Review of The Queen

The Queen (2006)
6/10
The Queen
3 May 2020
Peter Morgan definitely got a germ of an idea of doing The Crown Saga for Netflix from this. This is high gloss camp.

Made by Granada, it does feel like a drama documentary made for television.

The Queen is portrayed by Helen Mirren who won a best actress Oscar. Britain looks fundamentally changed to her when her former daughter in law, Princess Diana dies in a car accident in Paris.

Just a few months earlier, Tony Blair (Michael Sheen) became Prime Minister as New Labour won a landslide in the 1997 General Election.

The British public feel angry that the Royal Family appear to be aloof during the days following Diana's death. Too wrapped in protocol rather than display any grief.

It is left to Blair and his press secretary Alistair Campbell to persuade the Queen that they need to show a more touchy feely side. Something that does not come naturally to Prince Philip (James Cromwell.)

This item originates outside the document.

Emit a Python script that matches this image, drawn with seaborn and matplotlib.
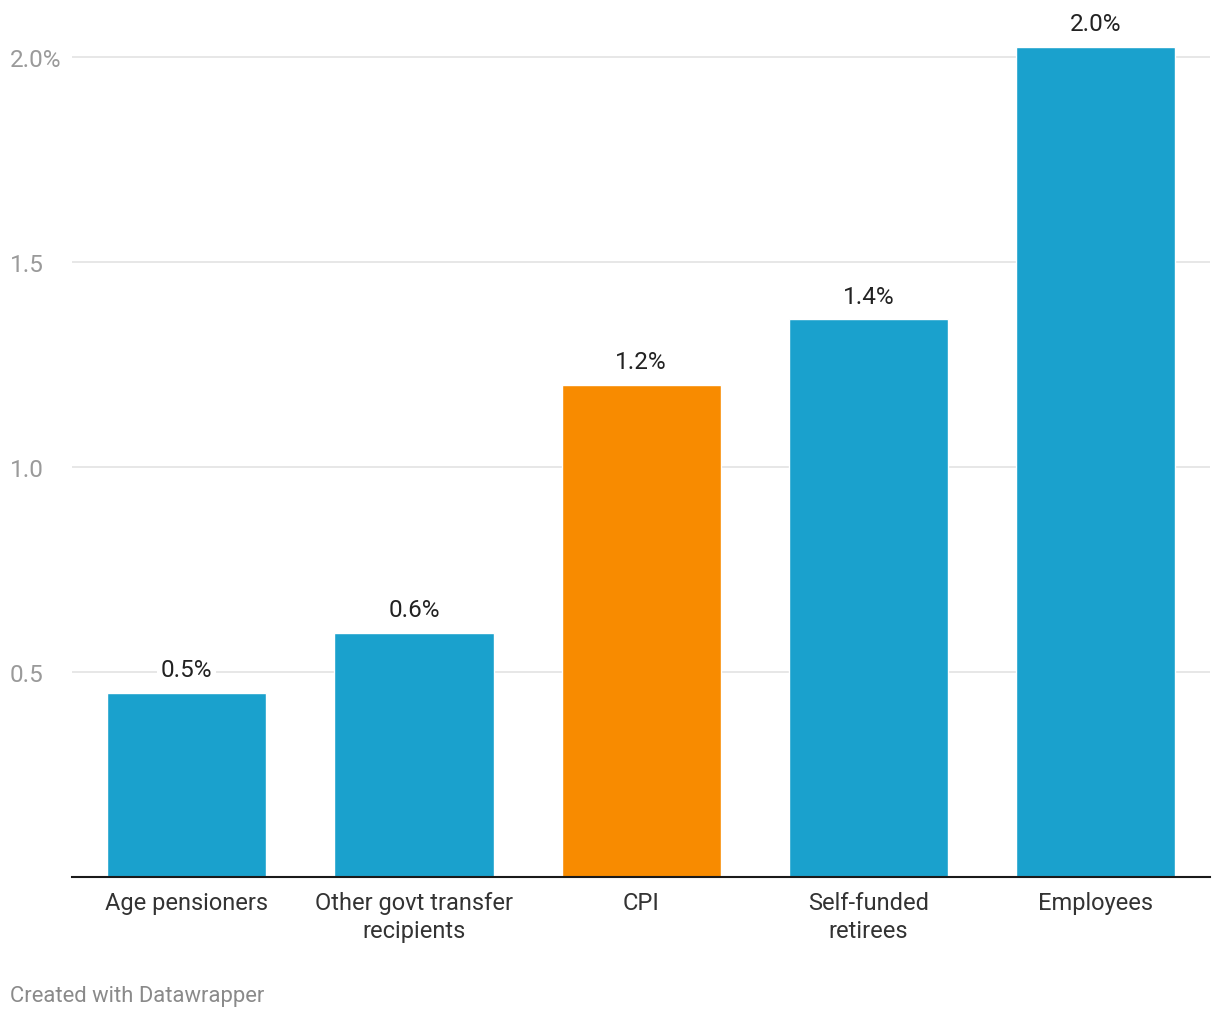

Although in 1997 it really did feel like Britain has at last modernised, but you can never count out the Ancien Regime. Britain has had a government of public school toffs since 2010 the public just loves them. They cannot get enough of austerity. Not to worry there is plenty of more of that coming.

Of course the truth was even the nation's grief over the death of Diana was hyperbole. I went to work on the following Monday and everyone carried on as normal. Just sad that two children lost their mother.

You will never get an inkling of that ordinariness in this movie. It is just a rehashing of news footage with both Blair and the Queen reasserting the monarch's authority with some smart public relations.